By Mark Saldana
Rating: 2 (Out of 4 Stars)
I was nine years-old when my mother and sister dragged me to go see John Huston’s adaptation of Annie in 1982. They dragged me because I had no interest in what I perceived to be a very “girlie” musical. Though I was partially correct in my prejudice, one cannot deny the lovely production design and the passion and wit of the performers. I would not realize this until later when I saw the film on TV when I was a little older and wiser. Several decades later producers Will Smith, Jada Pinkett Smith, Jay-Z, and others have attempted to revive and revamp the musical by placing it in a modern setting (instead of the Depression era) and casting two African-American actors in the lead roles. Though the concept is inspired and ambitious, the resulting film comes across as uninspiring, over-produced, and lacking in passion.
Quvenzhane Wallis (Beasts of the Southern Wild) stars as Annie, an orphan forced to live in a foster home with other orphaned girls cared for by the drunken Miss Hannigan (Cameron Diaz). Most of her childhood, Annie has searched for her parents who abandoned her when they couldn’t afford to care for her. Meanwhile, Will Stacks (Jamie Foxx), a tech mogul and mayoral candidate is desperate to boost his public image as his election campaign has failed so far.

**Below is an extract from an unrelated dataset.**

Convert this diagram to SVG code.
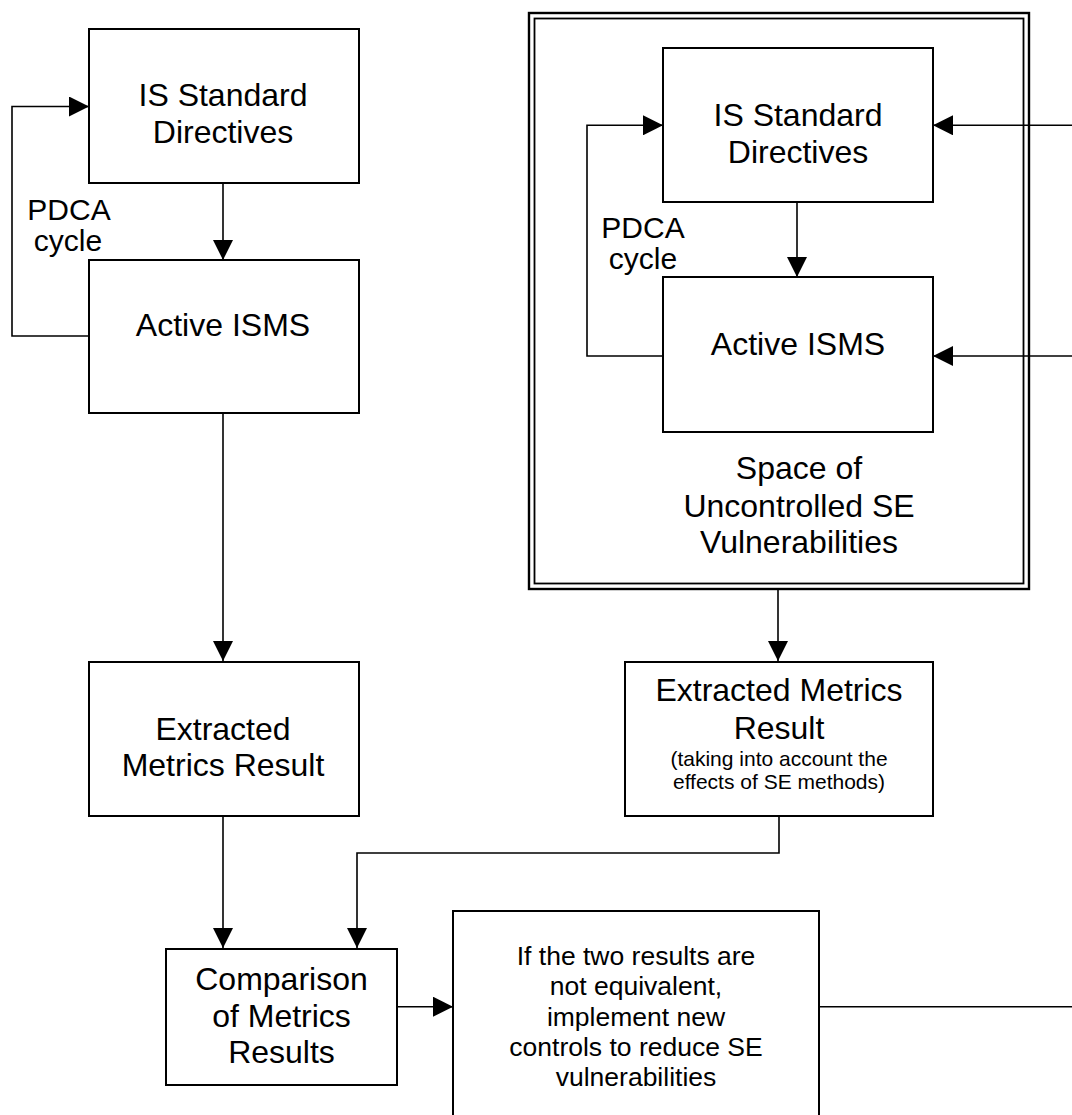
<svg xmlns="http://www.w3.org/2000/svg" width="1072" height="1115" viewBox="0 0 1072 1115">
  <style>
    .box { fill: #fff; stroke: #000; stroke-width: 2; }
    .frame { fill: none; stroke: #000; }
    .wire { fill: none; stroke: #000; stroke-width: 1.6; }
    .arrow { marker-end: url(#head); }
    text { font-family: "Liberation Sans", Arial, Helvetica, sans-serif; fill: #000; text-anchor: middle; }
    .lg { font-size: 32px; }
    .md { font-size: 30px; }
    .sm { font-size: 26.5px; }
    .xs { font-size: 21px; }
  </style>
  <defs>
    <marker id="head" viewBox="0 0 20 20" refX="20" refY="10" markerWidth="20" markerHeight="20" markerUnits="userSpaceOnUse" orient="auto">
      <path d="M0,0 L20,10 L0,20 Z" fill="#000"/>
    </marker>
  </defs>

  <rect width="1072" height="1115" fill="#fff"/>

  <!-- outer frame: space of uncontrolled SE vulnerabilities -->
  <g id="se-space">
    <rect class="frame" x="529" y="13" width="500" height="576" stroke-width="2.4"/>
    <rect class="frame" x="534.5" y="18.5" width="489" height="565" stroke-width="1.8"/>
    <text class="lg" x="799" y="479">Space of</text>
    <text class="lg" x="799" y="517">Uncontrolled SE</text>
    <text class="lg" x="799" y="553">Vulnerabilities</text>
  </g>

  <!-- left column -->
  <g id="is-standard-left">
    <rect class="box" x="89" y="29" width="270" height="154"/>
    <text class="lg" x="223" y="106">IS Standard</text>
    <text class="lg" x="223" y="143">Directives</text>
  </g>
  <g id="pdca-left">
    <text class="md" x="69" y="220">PDCA</text>
    <text class="md" x="68" y="251">cycle</text>
  </g>
  <g id="active-isms-left">
    <rect class="box" x="89" y="260" width="270" height="153"/>
    <text class="lg" x="223" y="336">Active ISMS</text>
  </g>
  <g id="metrics-left">
    <rect class="box" x="89" y="662" width="270" height="154"/>
    <text class="lg" x="223" y="740">Extracted</text>
    <text class="lg" x="223" y="776">Metrics Result</text>
  </g>

  <!-- right column -->
  <g id="is-standard-right">
    <rect class="box" x="663" y="48" width="270" height="154"/>
    <text class="lg" x="798" y="126">IS Standard</text>
    <text class="lg" x="798" y="163">Directives</text>
  </g>
  <g id="pdca-right">
    <text class="md" x="643" y="238">PDCA</text>
    <text class="md" x="643" y="269">cycle</text>
  </g>
  <g id="active-isms-right">
    <rect class="box" x="663" y="277" width="270" height="155"/>
    <text class="lg" x="798" y="355">Active ISMS</text>
  </g>
  <g id="metrics-right">
    <rect class="box" x="625" y="662" width="308" height="154"/>
    <text class="lg" x="779" y="701">Extracted Metrics</text>
    <text class="lg" x="779" y="739">Result</text>
    <text class="xs" x="779" y="766">(taking into account the</text>
    <text class="xs" x="779" y="789">effects of SE methods)</text>
  </g>

  <!-- bottom row -->
  <g id="comparison">
    <rect class="box" x="166" y="949" width="231" height="136"/>
    <text class="lg" x="281.5" y="990">Comparison</text>
    <text class="lg" x="281.5" y="1027">of Metrics</text>
    <text class="lg" x="281.5" y="1063">Results</text>
  </g>
  <g id="new-controls">
    <rect class="box" x="453" y="911" width="366" height="260"/>
    <text class="sm" x="636" y="965">If the two results are</text>
    <text class="sm" x="636" y="995">not equivalent,</text>
    <text class="sm" x="636" y="1026">implement new</text>
    <text class="sm" x="636" y="1056">controls to reduce SE</text>
    <text class="sm" x="636" y="1086">vulnerabilities</text>
  </g>

  <!-- connectors -->
  <g id="connectors">
    <path class="wire arrow" d="M223,183 L223,260"/>
    <path class="wire arrow" d="M89,336 L12,336 L12,106.5 L89,106.5"/>
    <path class="wire arrow" d="M223,413 L223,661"/>
    <path class="wire arrow" d="M223,816 L223,948"/>

    <path class="wire arrow" d="M797,202 L797,277"/>
    <path class="wire arrow" d="M663,356 L587,356 L587,125.3 L663,125.3"/>
    <path class="wire arrow" d="M1072,125.3 L933,125.3"/>
    <path class="wire arrow" d="M1072,356 L933,356"/>
    <path class="wire arrow" d="M778,589 L778,661"/>
    <path class="wire arrow" d="M779,816 L779,853 L357,853 L357,948"/>

    <path class="wire arrow" d="M397,1006.7 L453,1006.7"/>
    <path class="wire" d="M819,1006.7 L1072,1006.7"/>
  </g>
</svg>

After rescuing Annie from what could have been a tragic accident, Will’s personal assistant Grace (Rose Byrne), and his political adviser Guy (Bobby Cannavale) see this as a golden opportunity. Grace believes this as a chance for Will to work on his people skills, while Guy see this a media and public relations scheme. Will begins to spend time getting to know Annie, she manages to win his heart.
Directed by Will Gluck and written by Gluck, Aline Brosh, and McKenna, based on the stage play by Thomas Meehan and the comic strip by Harold Gray, this new version of Annie plays out rather stiffly. The vocals in the songs sound overproduced and not very natural, and the performances of the cast are rather flat with no passion or energy. The movie does have some cute and funny moments, but not enough to keep audiences well entertained in its near two hour run. The film has a running gag involving Miss Hannigan’s one-time career as a backup singer and dancer for some pop artists of the 1990s, but this joke wears out its welcome after a while.
This update features three new, not-so-memorable songs in addition to the songs from the original musical. These numbers lack as much fervor and enthusiasm as the others. The entire cast appears as if they don’t really want to be there. At least in the 1982 version, that cast appeared to be having fun. The smiles, joy and energy for this material feels forced and unnatural. The recordings of the songs are too obviously lip synched throughout the film.
Though this more modern and racially diverse version of Annie is not quite the mess that The Wiz was in 1978, it is rather dull. At least The Wiz has some energetic performances and exciting moments compared to this snoozer. Children may find some enjoyment in the cuteness and humor, but adults will probably zone out or doze off. I think parents are better off renting the 1982 original or waiting for a stage revival. Those option would be much more fun for the entire family.